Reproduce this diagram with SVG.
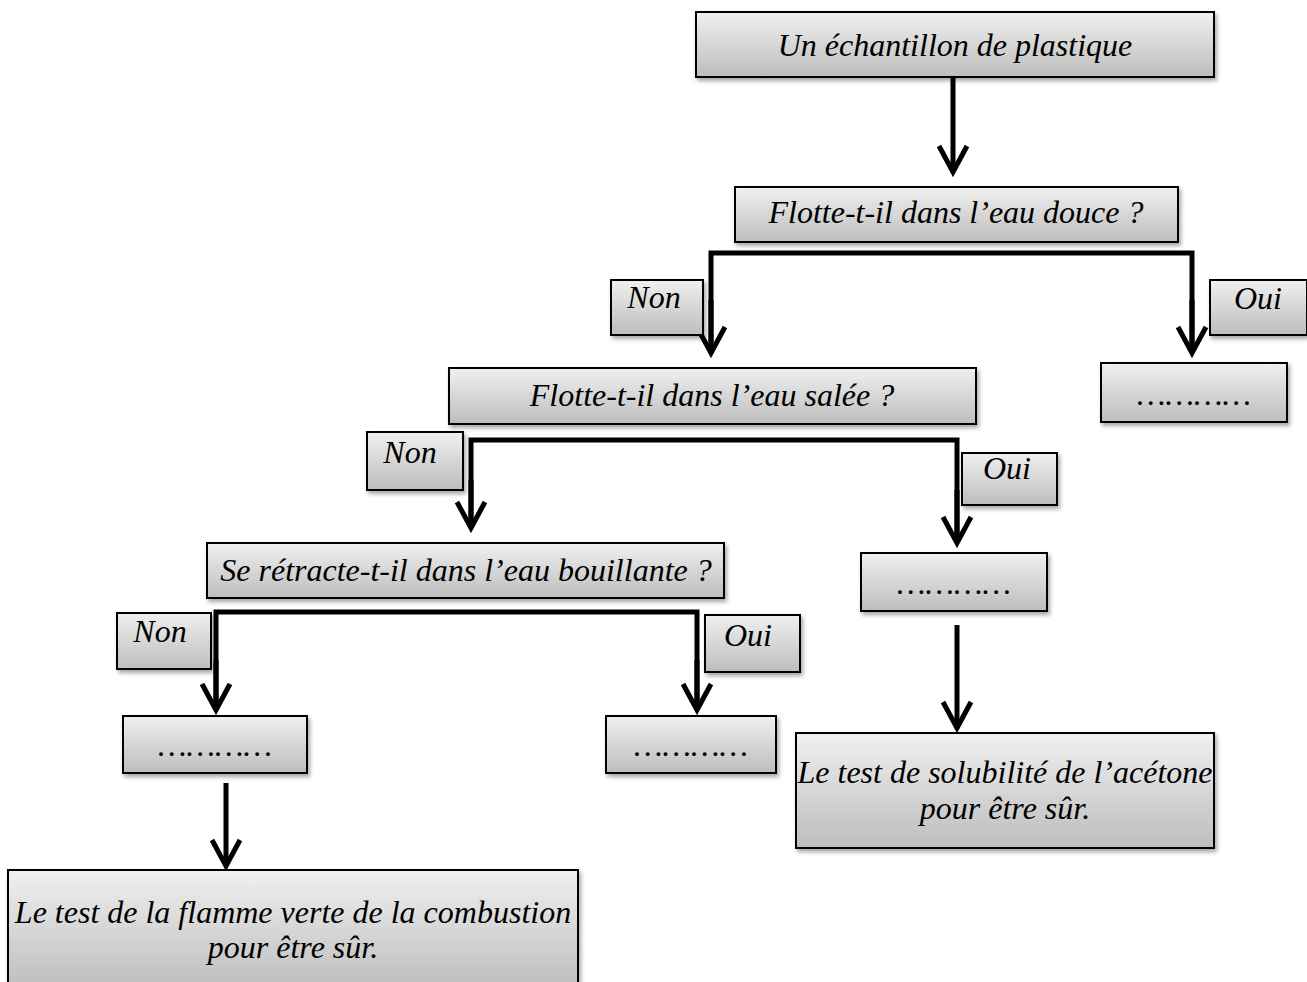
<svg xmlns="http://www.w3.org/2000/svg" width="1307" height="982" viewBox="0 0 1307 982">
<style>
.box{fill:url(#g);stroke:#000;stroke-width:2;filter:url(#sh)}
.t{font-family:'Liberation Serif',serif;font-style:italic;font-size:32px;fill:#000;text-anchor:middle}
.c{fill:none;stroke:#000;stroke-width:5}
</style>
<defs>
<linearGradient id="g" x1="0" y1="0" x2="0" y2="1">
<stop offset="0" stop-color="#f0f0f0"/>
<stop offset="1" stop-color="#bdbdbd"/>
</linearGradient>
<filter id="sh" x="-10%" y="-20%" width="130%" height="160%">
<feDropShadow dx="2" dy="3" stdDeviation="2" flood-color="#000" flood-opacity="0.35"/>
</filter>
<marker id="ah" markerUnits="userSpaceOnUse" markerWidth="40" markerHeight="40" refX="0" refY="0" orient="auto" overflow="visible">
<path d="M-26,-14 L0,0 L-26,14" fill="none" stroke="#000" stroke-width="5"/>
</marker>
</defs>
<rect width="1307" height="982" fill="#fff"/>
<g id="connectors">
<path class="c" d="M953,77 V172" marker-end="url(#ah)"/>
<path class="c" d="M711,353 V253 H1192 V353" />
<path class="c" d="M711,300 V353" marker-end="url(#ah)"/>
<path class="c" d="M1192,300 V353" marker-end="url(#ah)"/>
<path class="c" d="M471,528 V440 H957 V543"/>
<path class="c" d="M471,480 V528" marker-end="url(#ah)"/>
<path class="c" d="M957,490 V543" marker-end="url(#ah)"/>
<path class="c" d="M216,710 V612 H697 V710"/>
<path class="c" d="M216,660 V710" marker-end="url(#ah)"/>
<path class="c" d="M697,660 V710" marker-end="url(#ah)"/>
<path class="c" d="M957,625 V728" marker-end="url(#ah)"/>
<path class="c" d="M226,783 V866" marker-end="url(#ah)"/>
</g>
<g id="n-echantillon"><rect class="box" x="696" y="12" width="518" height="65"/><text class="t" x="955" y="56">Un échantillon de plastique</text></g>
<g id="n-douce"><rect class="box" x="735" y="187" width="443" height="55"/><text class="t" x="956" y="223">Flotte-t-il dans l’eau douce ?</text></g>
<g id="l-non1"><rect class="box" x="611" y="280" width="92" height="55"/><text class="t" x="654" y="308">Non</text></g>
<g id="l-oui1"><rect class="box" x="1210" y="280" width="97" height="55"/><text class="t" x="1258" y="309">Oui</text></g>
<g id="n-salee"><rect class="box" x="449" y="368" width="527" height="56"/><text class="t" x="712" y="406">Flotte-t-il dans l’eau salée ?</text></g>
<g id="n-dots1"><rect class="box" x="1101" y="363" width="186" height="59"/><text class="t" x="1194" y="405">…………</text></g>
<g id="l-non2"><rect class="box" x="367" y="432" width="96" height="58"/><text class="t" x="410" y="463">Non</text></g>
<g id="l-oui2"><rect class="box" x="962" y="453" width="95" height="52"/><text class="t" x="1007" y="479">Oui</text></g>
<g id="n-bouillante"><rect class="box" x="207" y="543" width="517" height="55"/><text class="t" x="466" y="581">Se rétracte-t-il dans l’eau bouillante ?</text></g>
<g id="n-dots2"><rect class="box" x="861" y="553" width="186" height="58"/><text class="t" x="954" y="594">…………</text></g>
<g id="l-non3"><rect class="box" x="117" y="613" width="94" height="56"/><text class="t" x="160" y="642">Non</text></g>
<g id="l-oui3"><rect class="box" x="705" y="615" width="95" height="57"/><text class="t" x="748" y="646">Oui</text></g>
<g id="n-dots3"><rect class="box" x="123" y="716" width="184" height="57"/><text class="t" x="215" y="756">…………</text></g>
<g id="n-dots4"><rect class="box" x="606" y="716" width="170" height="57"/><text class="t" x="691" y="756">…………</text></g>
<g id="n-acetone"><rect class="box" x="796" y="733" width="418" height="115"/><text class="t" x="1005" y="783">Le test de solubilité de l’acétone</text><text class="t" x="1005" y="819">pour être sûr.</text></g>
<g id="n-flamme"><rect class="box" x="8" y="870" width="570" height="120"/><text class="t" x="293" y="923">Le test de la flamme verte de la combustion</text><text class="t" x="293" y="958">pour être sûr.</text></g>
</svg>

* * * * * * *

• Request
Reproduce the full listing above verbatim, with no pictures included.

• Solution to the exercise
Reproduce this diagram with SVG.
<svg xmlns="http://www.w3.org/2000/svg" width="1307" height="982" viewBox="0 0 1307 982">
<style>
.box{fill:url(#g);stroke:#000;stroke-width:2;filter:url(#sh)}
.t{font-family:'Liberation Serif',serif;font-style:italic;font-size:32px;fill:#000;text-anchor:middle}
.c{fill:none;stroke:#000;stroke-width:5}
</style>
<defs>
<linearGradient id="g" x1="0" y1="0" x2="0" y2="1">
<stop offset="0" stop-color="#f0f0f0"/>
<stop offset="1" stop-color="#bdbdbd"/>
</linearGradient>
<filter id="sh" x="-10%" y="-20%" width="130%" height="160%">
<feDropShadow dx="2" dy="3" stdDeviation="2" flood-color="#000" flood-opacity="0.35"/>
</filter>
<marker id="ah" markerUnits="userSpaceOnUse" markerWidth="40" markerHeight="40" refX="0" refY="0" orient="auto" overflow="visible">
<path d="M-26,-14 L0,0 L-26,14" fill="none" stroke="#000" stroke-width="5"/>
</marker>
</defs>
<rect width="1307" height="982" fill="#fff"/>
<g id="connectors">
<path class="c" d="M953,77 V172" marker-end="url(#ah)"/>
<path class="c" d="M711,353 V253 H1192 V353" />
<path class="c" d="M711,300 V353" marker-end="url(#ah)"/>
<path class="c" d="M1192,300 V353" marker-end="url(#ah)"/>
<path class="c" d="M471,528 V440 H957 V543"/>
<path class="c" d="M471,480 V528" marker-end="url(#ah)"/>
<path class="c" d="M957,490 V543" marker-end="url(#ah)"/>
<path class="c" d="M216,710 V612 H697 V710"/>
<path class="c" d="M216,660 V710" marker-end="url(#ah)"/>
<path class="c" d="M697,660 V710" marker-end="url(#ah)"/>
<path class="c" d="M957,625 V728" marker-end="url(#ah)"/>
<path class="c" d="M226,783 V866" marker-end="url(#ah)"/>
</g>
<g id="n-echantillon"><rect class="box" x="696" y="12" width="518" height="65"/><text class="t" x="955" y="56">Un échantillon de plastique</text></g>
<g id="n-douce"><rect class="box" x="735" y="187" width="443" height="55"/><text class="t" x="956" y="223">Flotte-t-il dans l’eau douce ?</text></g>
<g id="l-non1"><rect class="box" x="611" y="280" width="92" height="55"/><text class="t" x="654" y="308">Non</text></g>
<g id="l-oui1"><rect class="box" x="1210" y="280" width="97" height="55"/><text class="t" x="1258" y="309">Oui</text></g>
<g id="n-salee"><rect class="box" x="449" y="368" width="527" height="56"/><text class="t" x="712" y="406">Flotte-t-il dans l’eau salée ?</text></g>
<g id="n-dots1"><rect class="box" x="1101" y="363" width="186" height="59"/><text class="t" x="1194" y="405">…………</text></g>
<g id="l-non2"><rect class="box" x="367" y="432" width="96" height="58"/><text class="t" x="410" y="463">Non</text></g>
<g id="l-oui2"><rect class="box" x="962" y="453" width="95" height="52"/><text class="t" x="1007" y="479">Oui</text></g>
<g id="n-bouillante"><rect class="box" x="207" y="543" width="517" height="55"/><text class="t" x="466" y="581">Se rétracte-t-il dans l’eau bouillante ?</text></g>
<g id="n-dots2"><rect class="box" x="861" y="553" width="186" height="58"/><text class="t" x="954" y="594">…………</text></g>
<g id="l-non3"><rect class="box" x="117" y="613" width="94" height="56"/><text class="t" x="160" y="642">Non</text></g>
<g id="l-oui3"><rect class="box" x="705" y="615" width="95" height="57"/><text class="t" x="748" y="646">Oui</text></g>
<g id="n-dots3"><rect class="box" x="123" y="716" width="184" height="57"/><text class="t" x="215" y="756">…………</text></g>
<g id="n-dots4"><rect class="box" x="606" y="716" width="170" height="57"/><text class="t" x="691" y="756">…………</text></g>
<g id="n-acetone"><rect class="box" x="796" y="733" width="418" height="115"/><text class="t" x="1005" y="783">Le test de solubilité de l’acétone</text><text class="t" x="1005" y="819">pour être sûr.</text></g>
<g id="n-flamme"><rect class="box" x="8" y="870" width="570" height="120"/><text class="t" x="293" y="923">Le test de la flamme verte de la combustion</text><text class="t" x="293" y="958">pour être sûr.</text></g>
</svg>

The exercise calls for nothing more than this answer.